A generalization of arithmetic and geometric means using elementary symmetric polynomials
Solution 1:
Denote, $(\overline{a}) = (a_1,\cdots,a_n)$ and $\displaystyle P(x) = \prod\limits_{k=1}^{n}(x - a_k) = x^n +\sum\limits_{k=1}^{n} (-1)^k\binom{n}{k}u_k(\overline{a})x^{n-k}$
where, $\displaystyle u_k(\overline{a}) = \dfrac{\sum\limits_{1\le j_1<\cdots< j_k \le n}a_{j_1}\cdots a_{j_k}}{\binom{n}{k}} = m_{n-k}^{k}$ (in your notation).
Note that $P(x)$ has $n$ real roots in the interval $\left[\min\limits_{i=1}^n\{a_i\},\max\limits_{i=1}^n\{a_i\}\right]$,
Thus $P^{(n-2)}(x) = \dfrac{n!}{2}(x^2 - 2u_1x + u_2)$ has two real roots in that interval, i.e., $u_1^2 \ge u_2$.
Similarly apply the same idea for the $(n-2)^{th}$ derivative of the polynomial with roots $\dfrac{1}{a_k}$, ($k = 1(1)n$)
We get, $\displaystyle \frac{1}{\binom{n}{2}}\sum\limits_{i<j}a_ia_j \le \frac{1}{\binom{n}{1}^2}\left(\sum\limits_{i=1}^{n} \frac{1}{a_i}\right)^2 \implies u_{n-1}^2 \ge u_nu_{n-2}$.

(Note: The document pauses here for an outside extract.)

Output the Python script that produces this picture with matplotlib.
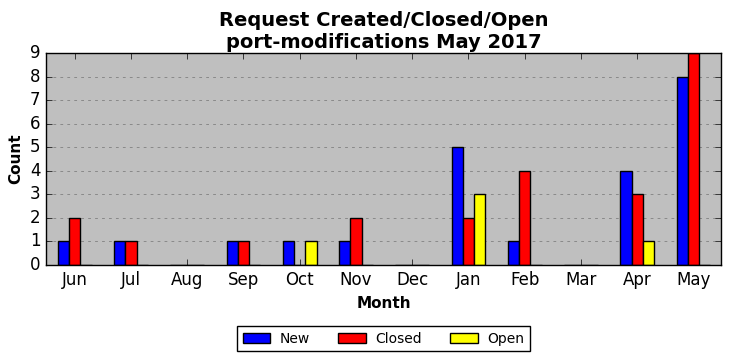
import numpy as np
import matplotlib
matplotlib.use("Agg")
import matplotlib.pyplot as plt

plt.style.use('classic')

months = ['Jun', 'Jul', 'Aug', 'Sep', 'Oct', 'Nov', 'Dec', 'Jan', 'Feb', 'Mar', 'Apr', 'May']
new = [1, 1, 0, 1, 1, 1, 0, 5, 1, 0, 4, 8]
closed = [2, 1, 0, 1, 0, 2, 0, 2, 4, 0, 3, 9]
opened = [0, 0, 0, 0, 1, 0, 0, 3, 0, 0, 1, 0]

ind = np.arange(len(months))
width = 0.2

fig = plt.figure(figsize=(7.31, 3.61), dpi=100, facecolor='white')
ax = fig.add_axes([46/731, 1-265/361, 675/731, 212/361])
ax.set_facecolor('#bfbfbf')

ax.bar(ind, new, width, align='edge', color='blue', edgecolor='black', label='New')
ax.bar(ind + width, closed, width, align='edge', color='red', edgecolor='black', label='Closed')
ax.bar(ind + 2*width, opened, width, align='edge', color='yellow', edgecolor='black', label='Open')

ax.set_xlim(-0.21, 11.79)
ax.set_ylim(0, 9)
ax.set_yticks(range(10))
ax.set_xticks(ind + 0.3)
ax.set_xticklabels(months)
ax.tick_params(labelsize=12)
ax.yaxis.grid(True, linestyle=(0, (2, 3)), color='0.5', linewidth=0.6)
ax.set_axisbelow(True)

ax.set_xlabel('Month', fontsize=11, fontweight='bold')
ax.set_ylabel('Count', fontsize=11, fontweight='bold')
ax.set_title('Request Created/Closed/Open\nport-modifications May 2017', fontsize=14, fontweight='bold', y=0.99)

ax.legend(loc='upper center', bbox_to_anchor=(0.5, -0.256), ncol=3, fontsize=10,
          handlelength=2.0, handletextpad=0.7, columnspacing=2.0, fancybox=False, framealpha=1)

fig.savefig('out.png', dpi=100, facecolor='white')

We show, $u_{k-1}(\overline{a})u_{k+1}(\overline{a}) \le u_k^2(\overline{a})$ for $k = 2,3,\cdots,n-1$,
We can prove this result by induction on $n$, suppose the inequality holds for any $n-1$ positive real numbers.
We have $\displaystyle P'(x) = n\left(x^{n-1} + \sum\limits_{k=1}^{n-1}(-1)^k\binom{n-1}{k}u_k(\overline{a})x^{n-k-1}\right)$
If the roots of $P'(x)$ are $b_k$, for $k=1,2,\cdots,n-1$, (which, are positive reals by M.V.T.).
and define $v_k = \dfrac{\sum\limits_{1\le j_1<\cdots< j_k \le n-1}b_{j_1}\cdots b_{j_k}}{\binom{n-1}{k}}$
Then $\displaystyle P'(x) = n\prod\limits_{k=1}^{n-1}(x - b_k) = n\left(x^{n-1} + \sum\limits_{k=1}^{n-1}(-1)^k\binom{n-1}{k}v_kx^{n-k-1}\right)$
Thus, $u_k = v_k$ for $k=1,2,\cdots,n-1$ and by the induction hypothesis on the numbers $(b_1,\cdots,b_{n-1})$ we get $u_k^2 \ge u_{k+1}u_{k-1}$ for $k = 2,\cdots,n-2$ and together with $u_{n-1}^2 \ge u_nu_{n-2}$ completes the induction.
If we take the $k$th inequality to the $k$th power and then multiply all these inequalities for $k=1,\cdots,r$, we get,
$u_1^2 u_2^4 u_3^6 \cdots u_{r-1}^{2r-2}u_{r}^{r-1}u_{r+1}^r \le u_1^2u_2^4\cdots u_r^{2r} \implies u_{r+1}^r \le u_{r}^{r+1}$ for $r=1, \cdots,n-1$
Thus, $u_r^{1/r} = m_{n-r}$ forms a non increasing sequence.